Meaning of CARLSBAD CAVERNS NATIONAL PARK in English

national park in southeastern New Mexico, U.S., established in 1923 as a national monument and designated a national park in 1930. Beneath the park, which is 73 square miles (189 square km) in area, winds a labyrinth of underground chambers, including one of the largest ever discovered. The total length of the rooms and passages is still unknown, but the explored part of the main cavern is approximately 30 miles (48 km) long, of which 3 miles (5 km) are open to visitors. Of the three major levels, the deepest is 1,024 feet (312 m) below the ground. Elevators take visitors to the 750-foot (230-metre) level.
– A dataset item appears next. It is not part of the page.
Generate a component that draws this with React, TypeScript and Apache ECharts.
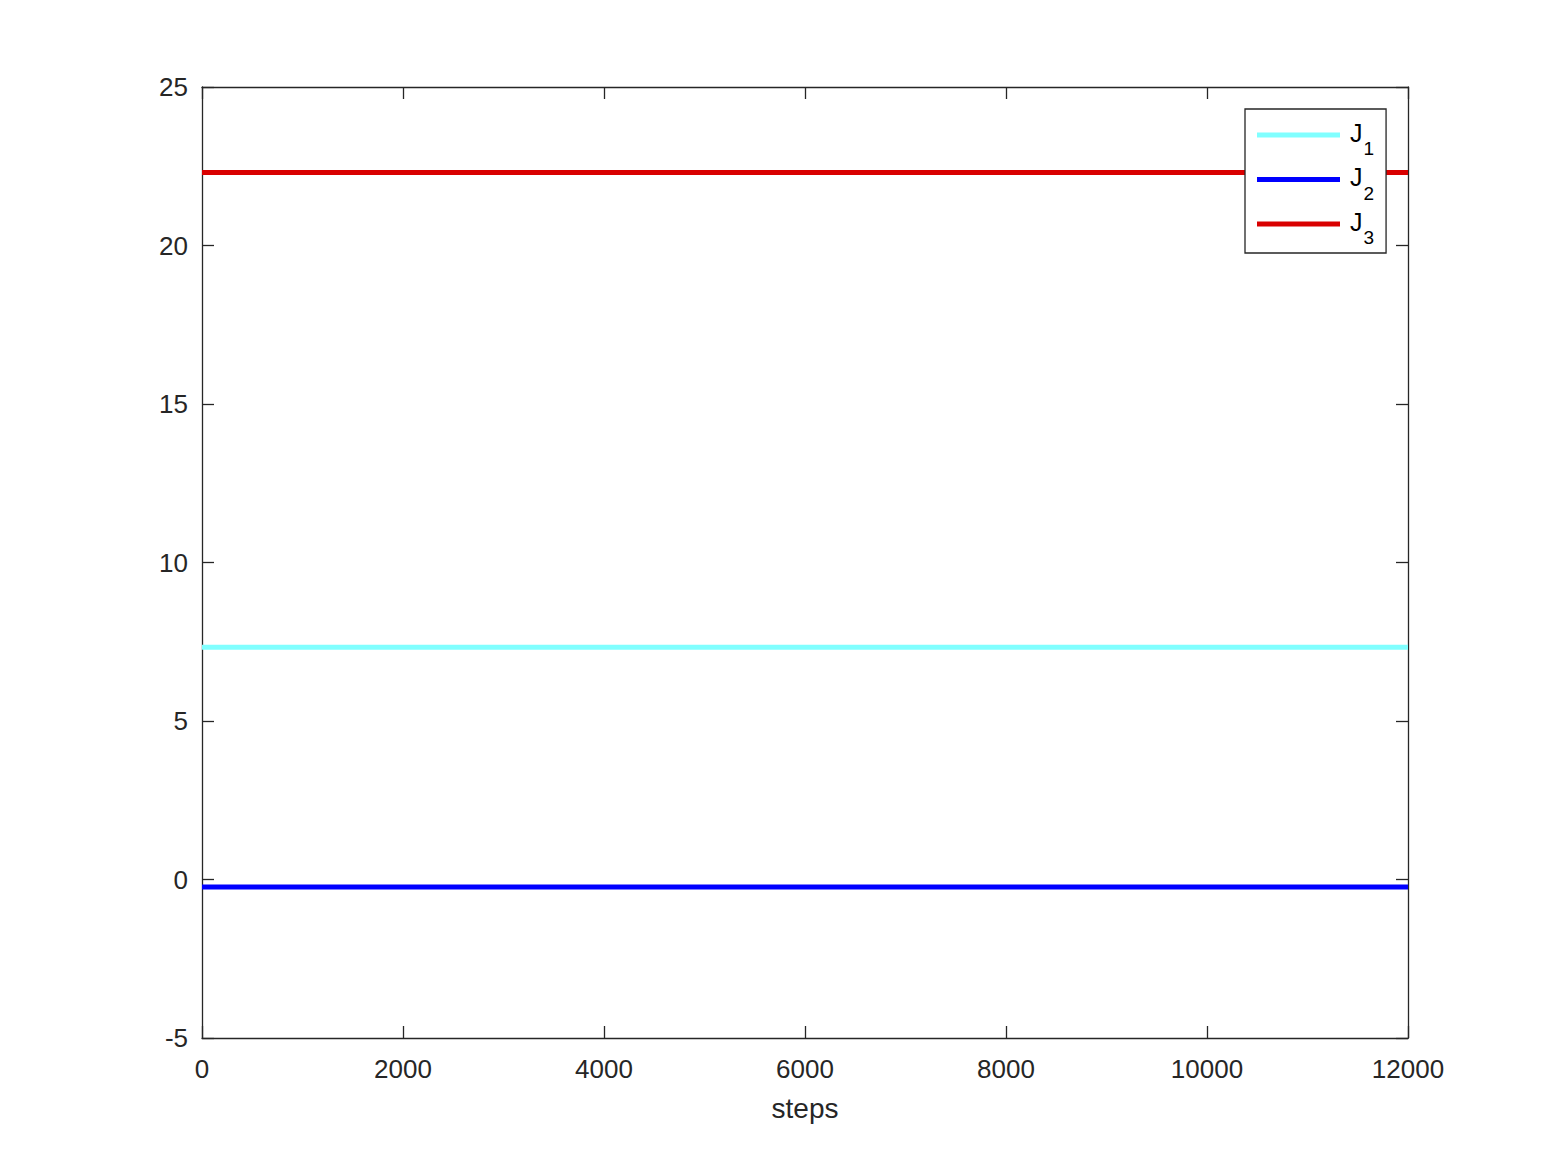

The second level is at 829 feet (253 m). The caverns have formed as limestone has been dissolved by groundwater, and many of the rooms so created have stalactites and stalagmites of calcite. The roof of the Papoose Room, for instance, supports gleaming draperylike formations. The Big Room is about 2,000 feet (610 m) long and 1,100 feet (335 m) wide and has a ceiling that arches 255 feet (78 m) above the floor. Found there are the Giant Dome, a stalagmite 62 feet (19 m) tall, and the Twin Domes, only slightly smaller, superbly proportioned, and delicately fluted. During the summer a colony of several million bats inhabits a part of the caverns known as Bat Cave. The Carlsbad Caverns' surface area is a sanctuary for native plants and wildlife.